If you wished to regularly invest £500pcm into a tracker then you would set up a regular deposit and a regular investment (two seperate operations).

Alternatively you can elect to set up a "regular" investment to invest £3241 into a given share, wait until the shares are purchased then cancel the "regular" investment, change the amount or what you intend purchasing. It's a calm cheap way of buying as long as you think that you can't time the market. I often use the "regular" investment method but given that what I invest in changes every month I would not really describe it as regular. The investment amount goes up after I have recieved dividends and falls after that months investment.
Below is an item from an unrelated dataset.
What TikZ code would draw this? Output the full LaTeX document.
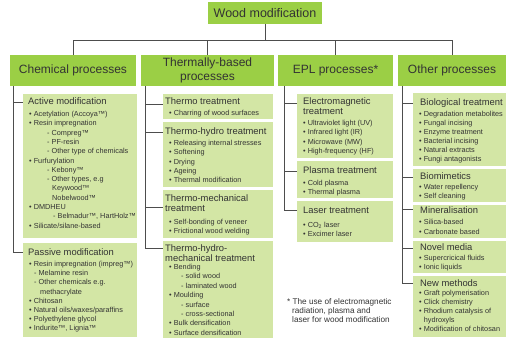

My daughter has used it once, hardly regular!

What you can invest in this way is restricted to popular investments. It's simply a way of reducing costs by agregating buy requests from a number of investors.


Thanks UrbanDreamer, that's helpful. I find even when a platform boasts about how transparent its fee structure is, it's still complex to work out exactly what that translates to in £££ as I don't always know what they mean by terminology like "regular" investments etc. At the moment the amount I invest & what I buy changes every month & I tend to drip feed in small amounts, so Fidelity (via Cavendish so the platform fee is reduced to 0.25%) suits me as I'm only buying funds which don't incur a transaction fee, but I think if I start expanding into buying ETF's & shares they will be pretty expensive (£10 per trade), so it's useful to understand how other people use different platforms. Also I think saving up so that any transaction fee that is incurred is a smaller % of the total invested (as suggested by several posters) sounds sensible.